If Trump is out of the picture come January, the old ideological disputes are expected to come roaring back, they said, further complicating the challenge Biden would face.

"Unquestionably, there will be dissension and disagreement because we are Democrats and that's what we do," said Sen. Richard Blumenthal (D-Conn.). "And it will be open and sometimes heated because again, that's what we do. And Biden will, I think, accept the disagreement, because that's who he is."


Biden's team is keenly aware of this challenge, which would only compound what would be an already daunting task: taking the reins of a country riven by divisions that deepened over the past four years and reeling from economic and public health emergencies as well as a difficult reckoning with racism and police brutality.

"Does it seem like there's earlier planning than in previous cycles?" said Sen.

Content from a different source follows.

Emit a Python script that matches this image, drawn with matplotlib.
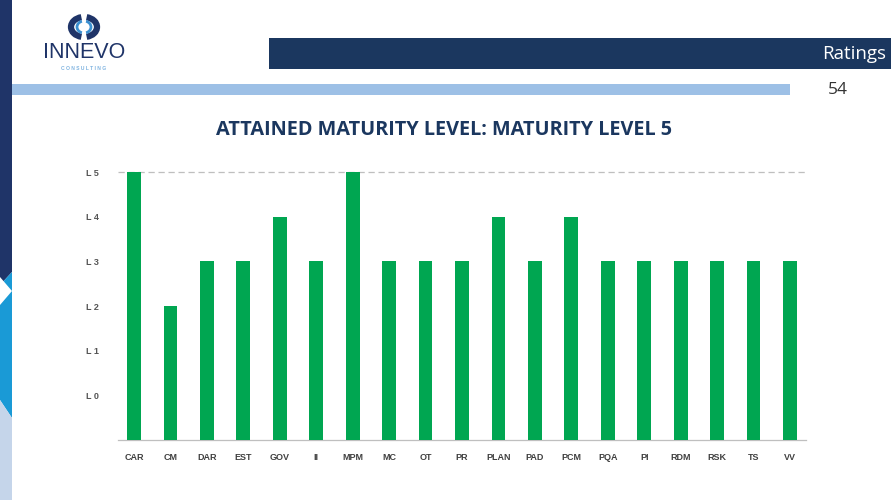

Christopher Coons, D-Del., a close Biden friend. "It feels like it's more urgent to have answers to those questions, because there won't be a period of relative calm and prosperity to say, 'Well, let's have some big discussions, let's do a policy retreat.' "

Less clear is his strategy for expanding the Affordable Care Act with an optional public insurance program, a likely massive undertaking that could require immense political capital and months of negotiation. Campaign officials have said this is a priority but have not set a specific timetable.

The Biden camp has already begun to think about how to bring together the Democrats' liberal and moderate wings. In May, the Biden and Sanders campaigns announced "unity task forces" to issue recommendations on health care, immigration and other topics. Those teams issued a 110-page report on Wednesday recommending that Biden and the party's platform committee adopt specific positions on climate change, criminal justice reform, the economy, education, health care and immigration -- the latest signal of their collaboration.